Blick hinter Istanbuls Mode-Kulissen
17.03.2010, 00:00 Uhr
Textilproduktion hautnah beobachten, die neuesten Modetrends entdecken, in Jahrtausende alte Geschichte eintauchen und mit dem Schiff in wenigen Minuten von Europa nach Asien fahren: In der Modemetropole der Türkei gab es jede Menge zu erleben.
Ohne Zuschüsse
Das Besondere an der Istanbul-Reise war, dass die jungen Modeschneiderinnen ganz ohne Zuschüsse auskommen mussten. Mit viel Kreativität und Hartnäckigkeit hatten sie im Vorfeld nahezu Unmögliches möglich und den Traum von Istanbul wahr gemacht.
»Viele Menschen, Katzen und Lärm», so schildern die Berufsschülerinnen ihre ersten Eindrücke der geschäftigen Metropole am Bosporus. »Völlig übernächtigt und frierend» kamen sie an und wurden gleich entschädigt: »Wir hatten unser putziges Hostel nahe der berühmten Hagia Sofia fast für uns allein.»
Nase oben
Ein straffer Zeitplan prägte den knapp einwöchigen Aufenthalt. Der Besuch der Istanbuler Modeakademie IMA zählte zu den Höhepunkten. »Wahnsinn, wie modern und opulent die Schule ausgestattet ist», berichtet Sepideh Khosravi. Statt sich von so viel Glanz blenden zu lassen, erkannten die Nürnbergerinnen aber auch: »Es wird überall nur mit Wasser gekocht.» Besonders herzlich war der Empfang an der exklusiven internationalen Akademie nicht: »Die hatten die Nase ziemlich weit oben», lautet das einhellige Urteil.
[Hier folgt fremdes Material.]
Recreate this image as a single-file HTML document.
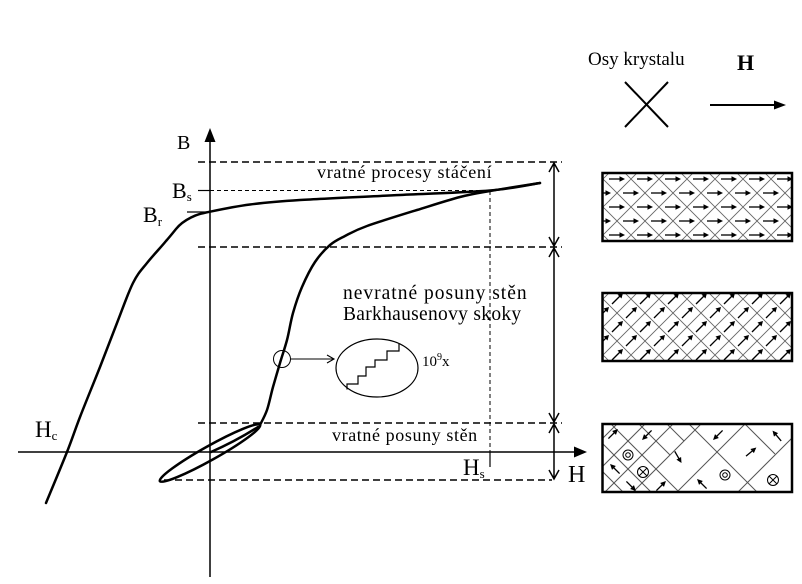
<!DOCTYPE html>
<html><head><meta charset="utf-8"><style>html,body{margin:0;padding:0;background:#fff}svg{display:block}</style></head>
<body>
<svg width="802" height="584" viewBox="0 0 802 584" xmlns="http://www.w3.org/2000/svg" font-family="'Liberation Serif', 'DejaVu Serif', serif">
<defs>
  <g id="ra"><path d="M-8,0H3" stroke="#000" stroke-width="1.3"/><polygon points="8,0 2.5,-2.8 2.5,2.8" fill="#000"/></g>
  <g id="da"><path d="M-5,5L3,-3" stroke="#000" stroke-width="1.3"/><polygon points="6,-6 4.5,-0.5 0.5,-4.5" fill="#000"/></g>
  <g id="a0"><path d="M-6.5,0H3" stroke="#000" stroke-width="1.3"/><polygon points="7,0 1.5,-2.7 1.5,2.7" fill="#000"/></g>
  <pattern id="p1" patternUnits="userSpaceOnUse" x="631" y="165" width="28" height="28">
    <path d="M13,-1L29,15M-1,13L15,29M15,-1L-1,15M29,13L13,29" stroke="#666" stroke-width="0.9" fill="none"/>
    <use href="#ra" x="14" y="14"/><use href="#ra" x="0" y="0"/><use href="#ra" x="28" y="0"/><use href="#ra" x="0" y="28"/><use href="#ra" x="28" y="28"/>
  </pattern>
  <pattern id="p2" patternUnits="userSpaceOnUse" x="631" y="285" width="28" height="28">
    <path d="M13,-1L29,15M-1,13L15,29M15,-1L-1,15M29,13L13,29" stroke="#666" stroke-width="0.9" fill="none"/>
    <use href="#da" x="14" y="14"/><use href="#da" x="0" y="0"/><use href="#da" x="28" y="0"/><use href="#da" x="0" y="28"/><use href="#da" x="28" y="28"/>
  </pattern>
  <clipPath id="c3"><rect x="602.5" y="424" width="189.5" height="68"/></clipPath>
</defs>

<!-- legend -->
<text x="588" y="65" font-size="19">Osy krystalu</text>
<text x="737" y="70" font-size="22" font-weight="bold">H</text>
<path d="M625,82L668,127M668,82L625,127" stroke="#000" stroke-width="2"/>
<path d="M710,105H776" stroke="#000" stroke-width="2"/>
<polygon points="786,105 774,100.5 774,109.5" fill="#000"/>

<!-- axes -->
<path d="M18,452H576" stroke="#000" stroke-width="1.5"/>
<polygon points="587,452 574,446.5 574,457.5" fill="#000"/>
<path d="M210,577V140" stroke="#000" stroke-width="1.5"/>
<polygon points="210,128 204.5,142 215.5,142" fill="#000"/>

<!-- dashed levels -->
<g stroke="#000" stroke-width="1.6" stroke-dasharray="7,4" fill="none">
  <path d="M198,162H562"/>
  <path d="M198,247H562"/>
  <path d="M198,423H562"/>
  <path d="M164,480H552"/>
</g>
<path d="M210,190.5H490" stroke="#000" stroke-width="1" stroke-dasharray="4,3"/>
<path d="M198,190.5H210" stroke="#000" stroke-width="1.2"/>
<path d="M187,212H210" stroke="#000" stroke-width="1.2"/>
<path d="M490,191V452" stroke="#000" stroke-width="1" stroke-dasharray="4,3"/>
<path d="M490,452V467" stroke="#000" stroke-width="1.2"/>

<!-- double arrows -->
<g stroke="#000" stroke-width="1.5" fill="none">
  <path d="M554,163V246M549,172L554,163L559,172M549,237L554,246L559,237"/>
  <path d="M554,248V422M549,257L554,248L559,257M549,413L554,422L559,413"/>
  <path d="M554,424V479M549,433L554,424L559,433M549,470L554,479L559,470"/>
</g>

<!-- hysteresis curves -->
<g stroke="#000" stroke-width="2.5" fill="none" stroke-linejoin="round" stroke-linecap="round">
  <path d="M540,183 C531.7,184.25 513.3,188.5 490,190.5 C466.7,192.5 431.7,193.4 400,195 C368.3,196.6 325,198.4 300,200 C275,201.6 265,202.55 250,204.5 C235,206.45 219.5,209.7 210,211.7 C200.5,213.7 197,214.5 191,217.5 C185,220.5 180,224 176,229 C172,234 170,236.5 166,241 C162,246.05 152.7,255.8 147,263 C141.3,270.2 138,273 133,283 C128,293 122.5,309 117,323 C111.5,337 106.2,351.3 100,367 C93.8,382.7 85.5,402.8 80,417 C74.5,431.2 72.7,437.7 67,452 C61.3,466.3 49.5,494.5 46,503"/>
  <path d="M260,425 C261.2,422.5 264.8,416.3 267,410 C269.2,403.7 270.8,394.8 273,387 C275.2,379.2 277.7,370.8 280,363 C282.3,355.2 284.8,348.3 287,340 C289.2,331.7 290.5,321.8 293,313 C295.5,304.2 298.3,295.5 302,287 C305.7,278.5 310.3,269 315,262 C319.7,255 325,249.3 330,245 C335,240.7 338.8,239.2 345,236 C351.2,232.8 355,230.3 367,226 C379,221.7 401.5,214.8 417,210 C432.5,205.2 447.8,200.2 460,197 C472.2,193.8 476.7,193.3 490,191 C503.3,188.7 531.7,184.3 540,183"/>
  <ellipse cx="210" cy="453" rx="57.5" ry="7" transform="rotate(-29.25 210 453)"/>
  <path d="M211,452 Q236,441 258,427"/>
</g>

<!-- inset -->
<circle cx="282" cy="359" r="8.5" fill="none" stroke="#000" stroke-width="1"/>
<path d="M291,359H334M327,355L334,359L327,363" stroke="#000" stroke-width="1.1" fill="none"/>
<ellipse cx="377" cy="368" rx="41" ry="29" fill="none" stroke="#000" stroke-width="1.2"/>
<polyline points="347,389.5 347,384 358,384 358,376 366,376 366,367 375,367 375,360 387,360 387,351 399,351 399,344" fill="none" stroke="#000" stroke-width="1.2"/>
<text x="422" y="366" font-size="15">10<tspan font-size="10" dy="-6">9</tspan><tspan dy="6">x</tspan></text>

<!-- labels -->
<text x="317" y="178" font-size="18" letter-spacing="0.7">vratné procesy stáčení</text>
<text x="343" y="299" font-size="19.5" letter-spacing="1">nevratné posuny stěn</text>
<text x="343" y="320" font-size="19.5" letter-spacing="0.3">Barkhausenovy skoky</text>
<text x="332" y="441" font-size="18" letter-spacing="0.6">vratné posuny stěn</text>
<text x="177" y="149" font-size="20">B</text>
<text x="172" y="198" font-size="22">B<tspan font-size="13" dy="3">s</tspan></text>
<text x="143" y="222" font-size="22">B<tspan font-size="13" dy="4">r</tspan></text>
<text x="35" y="437" font-size="23">H<tspan font-size="13" dy="3">c</tspan></text>
<text x="463" y="475" font-size="23">H<tspan font-size="13" dy="3">s</tspan></text>
<text x="568" y="482" font-size="24">H</text>

<!-- crystal boxes -->
<rect x="602.5" y="173" width="189.5" height="68" fill="url(#p1)"/>
<rect x="602.5" y="173" width="189.5" height="68" fill="none" stroke="#000" stroke-width="2.5"/>
<rect x="602.5" y="293" width="189.5" height="68" fill="url(#p2)"/>
<rect x="602.5" y="293" width="189.5" height="68" fill="none" stroke="#000" stroke-width="2.5"/>

<g clip-path="url(#c3)">
  <g stroke="#555" stroke-width="1" fill="none">
    <path d="M611,424L679,492M602,443L651,492M602,471L623,492M639,424L670,455M667,424L684,441M689,424L757,492M745,424L775,454"/>
    <path d="M602,439L617,424M602,467L645,424M605,492L673,424M633,492L701,424M677,492L745,424M738,492L792,438"/>
  </g>
  <use href="#a0" transform="translate(613,434) rotate(-45)"/>
  <use href="#a0" transform="translate(647,435) rotate(135)"/>
  <use href="#a0" transform="translate(615,469) rotate(-135)"/>
  <use href="#a0" transform="translate(631,486) rotate(45)"/>
  <use href="#a0" transform="translate(661,486) rotate(-45)"/>
  <use href="#a0" transform="translate(678,457) rotate(60)"/>
  <use href="#a0" transform="translate(718,435) rotate(135)"/>
  <use href="#a0" transform="translate(702,484) rotate(-135)"/>
  <use href="#a0" transform="translate(751,452) rotate(-40)"/>
  <use href="#a0" transform="translate(777,436) rotate(-130)"/>
  <g fill="none" stroke="#000" stroke-width="1">
    <circle cx="628" cy="455" r="5"/><circle cx="628" cy="455" r="2.3"/>
    <circle cx="725" cy="475" r="5"/><circle cx="725" cy="475" r="2.3"/>
    <circle cx="643" cy="472" r="5.5"/><path d="M639.1,468.1L646.9,475.9M646.9,468.1L639.1,475.9"/>
    <circle cx="773" cy="480" r="5.5"/><path d="M769.1,476.1L776.9,483.9M776.9,476.1L769.1,483.9"/>
  </g>
</g>
<rect x="602.5" y="424" width="189.5" height="68" fill="none" stroke="#000" stroke-width="2.5"/>
</svg>
</body></html>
Ein ganz anderes Klima herrschte bei den Traditionsfirmen Altinyildiz und VAKKO. Dort nahm man sich viel Zeit für den Besuch aus Deutschland. »Man konnte den Fertigungsprozess von der Rohwolle zum fertigen Kleidungsstück verfolgen», sagt Sarah Böke. Hauseigene Kunstsammlungen, Nobelkantinen oder maßgefertigte Ohrenstöpsel für die Mitarbeiter - beide Firmen waren »so perfekt, dass man es kaum glauben konnte».
Nicht um die Regel
Den Frauen ist bewusst, dass es sich hierbei nicht um die Regel in der Türkei handelt. Obwohl sich vieles gebessert hat, kämpfen die türkischen Gewerkschaften noch immer mit der Schwarzarbeit und vielerorts mit mangelndem Arbeitschutz. Seit die billigere Konkurrenz aus Fernost die Textilpreise drückt, will sich die Türkei als Modenation positionieren. Sie geht gegenwärtig einen spannenden Weg vom Produktionsland zum Designparadies.
Deswegen freute die Nürnberger Modeexpertinnen, dass auch noch Zeit für eine Shoppingtour durch Istanbuls Boutiquen blieb: »Wir haben jede Menge Inspiration für unsere geplanten Trendbücher erhalten», meint Melanie Börner.
Selbständige Planung
Für so viel Initiative und selbstständige Planung gab es noch mal ausdrücklich Lob von den begleitenden Lehrerinnen: »Das ist etwas ganz Besonderes», resümierten Ulla Schlums-Linnenkohl und Ute Braum höchst zufrieden. Auch die Gemeinschaft sei nach der Fahrt noch stärker geworden. Andere Klassen der B5 sollen schon vom Reisefieber infiziert worden sein.